# start of Data block
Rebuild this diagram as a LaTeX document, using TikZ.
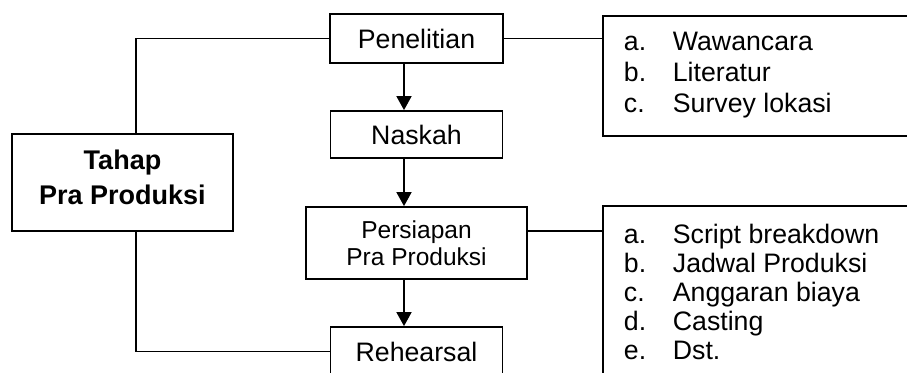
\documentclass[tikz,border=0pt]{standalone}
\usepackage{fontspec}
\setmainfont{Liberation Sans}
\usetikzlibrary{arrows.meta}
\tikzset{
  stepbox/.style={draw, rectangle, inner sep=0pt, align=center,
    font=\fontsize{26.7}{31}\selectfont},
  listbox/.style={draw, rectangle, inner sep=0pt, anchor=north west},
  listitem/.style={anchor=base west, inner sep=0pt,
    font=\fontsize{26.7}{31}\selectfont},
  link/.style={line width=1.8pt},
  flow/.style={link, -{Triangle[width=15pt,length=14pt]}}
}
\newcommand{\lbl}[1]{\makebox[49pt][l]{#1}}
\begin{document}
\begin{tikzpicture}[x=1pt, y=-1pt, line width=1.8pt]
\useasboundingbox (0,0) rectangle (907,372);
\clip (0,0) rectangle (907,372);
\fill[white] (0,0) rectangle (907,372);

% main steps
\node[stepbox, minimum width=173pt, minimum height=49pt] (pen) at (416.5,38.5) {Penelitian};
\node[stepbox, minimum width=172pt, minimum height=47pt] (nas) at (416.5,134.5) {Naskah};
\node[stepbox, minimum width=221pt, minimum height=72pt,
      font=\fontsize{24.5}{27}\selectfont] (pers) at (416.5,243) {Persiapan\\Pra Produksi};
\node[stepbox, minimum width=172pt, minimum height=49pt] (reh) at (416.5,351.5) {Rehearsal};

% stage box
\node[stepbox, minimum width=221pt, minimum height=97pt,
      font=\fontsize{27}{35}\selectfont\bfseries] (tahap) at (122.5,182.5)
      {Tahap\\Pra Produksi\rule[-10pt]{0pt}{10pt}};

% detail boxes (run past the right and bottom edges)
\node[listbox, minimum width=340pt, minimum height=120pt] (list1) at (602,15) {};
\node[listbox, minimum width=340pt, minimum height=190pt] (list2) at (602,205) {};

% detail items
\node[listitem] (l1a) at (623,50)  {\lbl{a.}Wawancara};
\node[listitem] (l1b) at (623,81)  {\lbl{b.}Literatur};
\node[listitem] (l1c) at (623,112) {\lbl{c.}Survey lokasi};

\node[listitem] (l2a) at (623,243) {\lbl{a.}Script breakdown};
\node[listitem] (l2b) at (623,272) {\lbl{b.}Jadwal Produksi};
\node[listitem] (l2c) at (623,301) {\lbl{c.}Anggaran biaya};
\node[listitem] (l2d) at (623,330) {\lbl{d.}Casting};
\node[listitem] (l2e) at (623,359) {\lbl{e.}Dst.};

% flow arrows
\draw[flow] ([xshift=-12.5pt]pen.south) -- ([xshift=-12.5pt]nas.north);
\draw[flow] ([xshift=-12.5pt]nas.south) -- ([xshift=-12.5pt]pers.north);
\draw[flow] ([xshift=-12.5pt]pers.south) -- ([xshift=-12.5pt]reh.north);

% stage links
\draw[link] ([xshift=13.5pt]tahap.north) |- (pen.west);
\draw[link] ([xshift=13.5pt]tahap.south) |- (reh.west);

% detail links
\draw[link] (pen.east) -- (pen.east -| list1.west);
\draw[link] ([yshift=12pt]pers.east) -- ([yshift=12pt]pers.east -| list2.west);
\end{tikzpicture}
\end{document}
# end of Data block
Repeat the lines above, starting at the first and stopping after the line that holds "width=340pt, minimum height=190pt]", with the pictures left out.

Rebuild this diagram as a LaTeX document, using TikZ.
\documentclass[tikz,border=0pt]{standalone}
\usepackage{fontspec}
\setmainfont{Liberation Sans}
\usetikzlibrary{arrows.meta}
\tikzset{
  stepbox/.style={draw, rectangle, inner sep=0pt, align=center,
    font=\fontsize{26.7}{31}\selectfont},
  listbox/.style={draw, rectangle, inner sep=0pt, anchor=north west},
  listitem/.style={anchor=base west, inner sep=0pt,
    font=\fontsize{26.7}{31}\selectfont},
  link/.style={line width=1.8pt},
  flow/.style={link, -{Triangle[width=15pt,length=14pt]}}
}
\newcommand{\lbl}[1]{\makebox[49pt][l]{#1}}
\begin{document}
\begin{tikzpicture}[x=1pt, y=-1pt, line width=1.8pt]
\useasboundingbox (0,0) rectangle (907,372);
\clip (0,0) rectangle (907,372);
\fill[white] (0,0) rectangle (907,372);

% main steps
\node[stepbox, minimum width=173pt, minimum height=49pt] (pen) at (416.5,38.5) {Penelitian};
\node[stepbox, minimum width=172pt, minimum height=47pt] (nas) at (416.5,134.5) {Naskah};
\node[stepbox, minimum width=221pt, minimum height=72pt,
      font=\fontsize{24.5}{27}\selectfont] (pers) at (416.5,243) {Persiapan\\Pra Produksi};
\node[stepbox, minimum width=172pt, minimum height=49pt] (reh) at (416.5,351.5) {Rehearsal};

% stage box
\node[stepbox, minimum width=221pt, minimum height=97pt,
      font=\fontsize{27}{35}\selectfont\bfseries] (tahap) at (122.5,182.5)
      {Tahap\\Pra Produksi\rule[-10pt]{0pt}{10pt}};

% detail boxes (run past the right and bottom edges)
\node[listbox, minimum width=340pt, minimum height=120pt] (list1) at (602,15) {};
\node[listbox, minimum width=340pt, minimum height=190pt] (list2) at (602,205) {};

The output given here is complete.